- Education: Monash University
- Known for: Research on materials for energy storage
- Awards: Australian Laureate Fellowship (2011);
- Scientific career
- Fields: Chemistry
- Workplaces: Deakin University

= Maria Forsyth =

Australian chemist professor

Maria Forsyth is an Australian chemist. She is a research professor at the University of the Basque Country and an Alfred Deakin Fellow at Deakin University in Victoria, Australia where she holds the chair in Electromaterials and Corrosion Sciences.

Her research has applications in both energy storage and in understanding the mechanisms of corrosion.

== Education ==
Forsyth gained a first class degree and her doctorate at Monash University. In 1985 she was the top Australian student chemist and she was awarded the Masson medal. This led to a three-year commonwealth scholarship.

In 1990, Fulbright funded her postdoctoral Fellowship. The Australian Research Council funded her fellowship from 2003 for four years and during this time she won the Dean's Award for Excellence in Research from her university's Engineering department.

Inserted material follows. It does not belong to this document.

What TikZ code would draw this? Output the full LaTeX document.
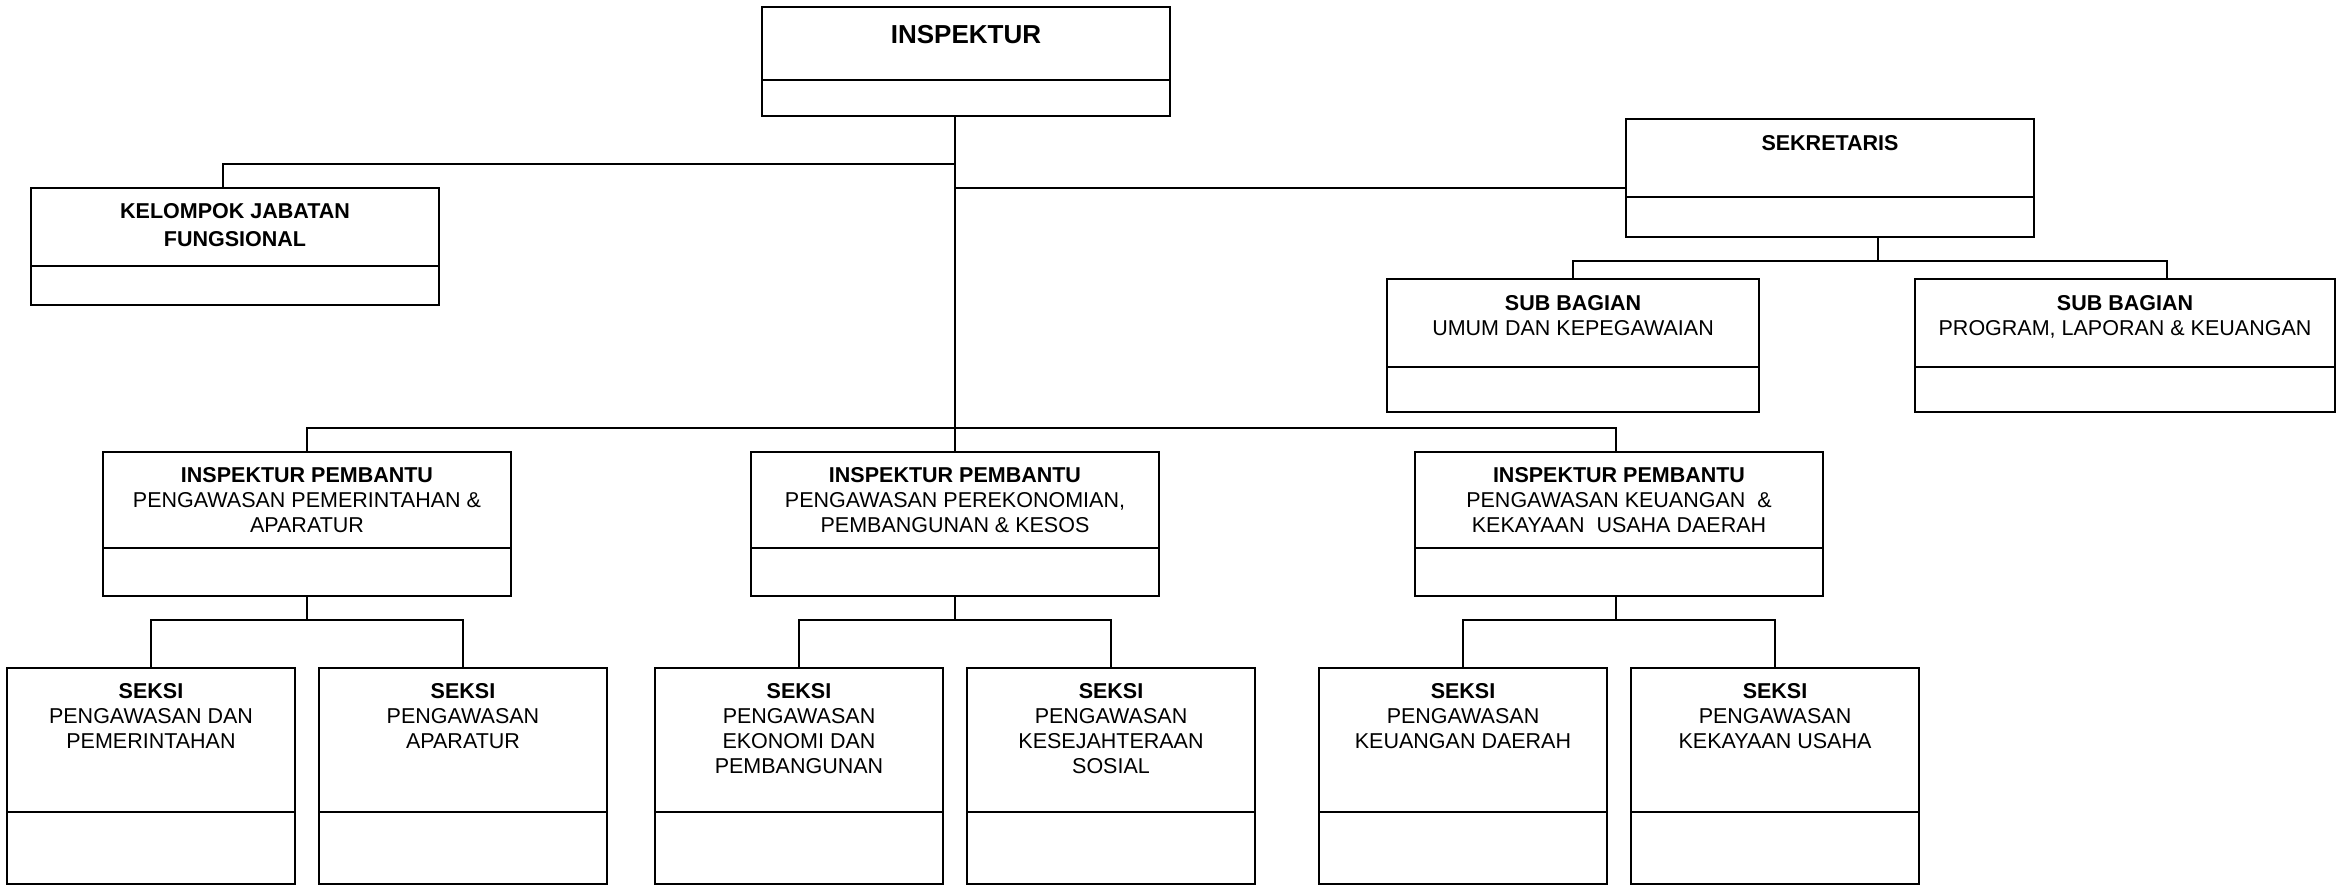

In 2012, she became the Alfred Deakin Professor at Deakin University. She then became a fellow of the Australian Academy of Science in 2015, an associate Director of ACES as well as being an Australian Laureate Fellow and the Chair of Electromaterials and Corrosion Science. Forsyth is a research Professor at the University of the Basque Country in Spain.

== Research ==
In 2018, her research group was looking at novel metal-air batteries where the electrolytes are unusual. They are able to look at electrochemical processes using Nuclear magnetic resonance techniques. She focuses on studying materials which are use for transporting electrical charge both within the electrolyte and at the interface between the electrolyte and the metal. This has applications in both energy storage and in understanding the mechanisms of corrosion.

The battery systems include combinations which include either sodium or lithium battery systems. The ion transportation has included systems using ionic liquids, polymer electrolytes and plastic crystals. Her group has created a new large rage of organic plastics that have ionic applications.

In 2020, she and colleagues announced a breakthrough in Lithium batteries due to a novel salt based electrolyte. The resulting batteries were more efficient and they were not flammable. In fact their new batteries became more efficient as the temperature increases.

==Other awards==
- Deputy Director Institute for Frontier Materials (IFM), Deakin University
- Australian Laureate Fellowship, 2011
- Victorian Honour Roll of Women, 2020
- Fellow of the Australian Academy of Technological Sciences and Engineering, 2022
- Appointed as a Member of the Order of Australia in the 2023 King's Birthday Honours for "significant service to chemistry education, research and scholarship".